The online world vs. the election
A reflection on how social media can distort political reality over a month after Trump's election.

Photography by Haley Scull/The Barnard Bulletin
December 21, 2024
1 a.m., election night. The liminal light of my phone screen illuminates my dorm room, creating an air of despair to match the feeling of my sinking heart. As I watch the map of the 50 (supposedly united) states slowly turn more and more red on The New York Times’ election tracker, I cannot help but feel deceived. In the months leading up to the election, I had started to gain a sense of confidence in the support behind former Vice President Kamala Harris and was convinced that she truly had a winning shot at this election. Although I knew the race would be difficult, I had started to believe that it would at least be close. Sitting in my dorm on that fateful Tuesday night, however, I started to realize that I had been greatly misconstrued. As someone who follows politics quite closely (I mean, I am a Politics & Opinion Staff Writer after all), I, perhaps egotistically, believed that there was no possible way in which I could have misunderstood this election quite so badly. And yet, the results of the election proved me wrong.

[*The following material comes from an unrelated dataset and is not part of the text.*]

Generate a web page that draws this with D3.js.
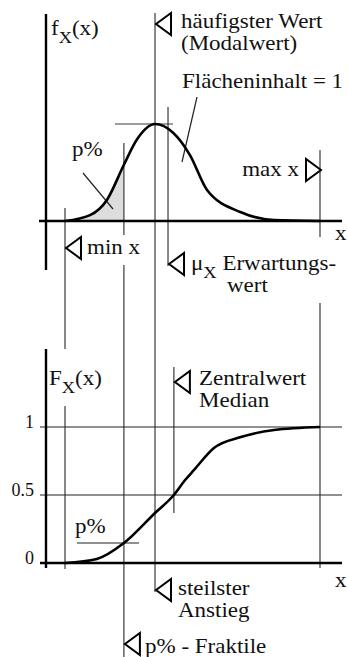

How, then, could I have been so convinced that Kamala truly had a similar amount of support as Trump did? The answer, as cliche as it seems, is that I had curated my social media feed to tell me exactly that. Do not get me wrong: I read the news and sourced most of my political knowledge from reputable sources. However, every time I opened TikTok or Instagram, I interacted with political videos that supported the Democratic Party or I did not interact with them at all. Kamala HQ became a frequent guest on my “For You Page” and The New York Times posts that I saw on Instagram happened to discuss only issues pertaining to the Democratic Party. As I continued to interact with these posts, they continued to show up on my page with more and more frequency. My friends and I sent each other videos of other teenagers supporting Kamala and texted articles about Project 2025 and how scary it is. It seemed almost crazy to me that people my age support Trump because all the interactions I had online with my peers said otherwise, and the videos suggested to me because of those interactions agreed. I had unknowingly created a personally tailored reality in which I was living.
My online reality, however, is just that: my reality. The online reality that my friends have created for themselves or the reality that people generally are living in are vastly different and inherently unique. Your online reality is vastly different from mine. We are telling our media accounts what to show us, and letting them convince us in turn that the videos that we see are a reality for everybody.
This situation reminds me of a documentary I watched not too long ago titled “The Great Hack.” A Netflix expose of sorts, the documentary discusses the 2016 election and the Facebook-Cambridge Analytica data scandal that occurred at the time. To summarize, Facebook had been selling data points — gathered through each like, share, or post on the app — to this company, Cambridge Analytica, which was hired by the Trump campaign for the presidential election. Cambridge Analytica was using the data to guess people’s political affiliation and then target them with information, real or fake, to get them to support Trump’s campaign. They were purposefully creating a personal online reality for everyone, hoping to influence the election. And the 2016 election was not the only one they had worked on. They were a global enterprise. The implication of the documentary was that true democracy does not exist anymore, not when this type of invisible manipulation is used to influence voters and subsequently the fate of the nation. With more and more people joining social media, the influence that such companies like Facebook, Instagram, Tiktok, and Cambridge Analytica can have are growing by the second.
I am trying to take back control. I try my hardest to not interact with political videos online and I try harder to read a variety of articles rather than mostly ones that align with my personal beliefs. At any rate, I am now actively aware that what I see on social media is not what other people see, and that the divide between reality and the online world is much greater than I had previously believed. In a world where it is so easy to be taken advantage of, in which our beliefs are subtly influenced daily without us knowing, it is imperative to acknowledge the existence of these online realities and to actively disassociate from them. Let’s learn to leave these realities behind in the ether and exist, consciously and fully, in the real world.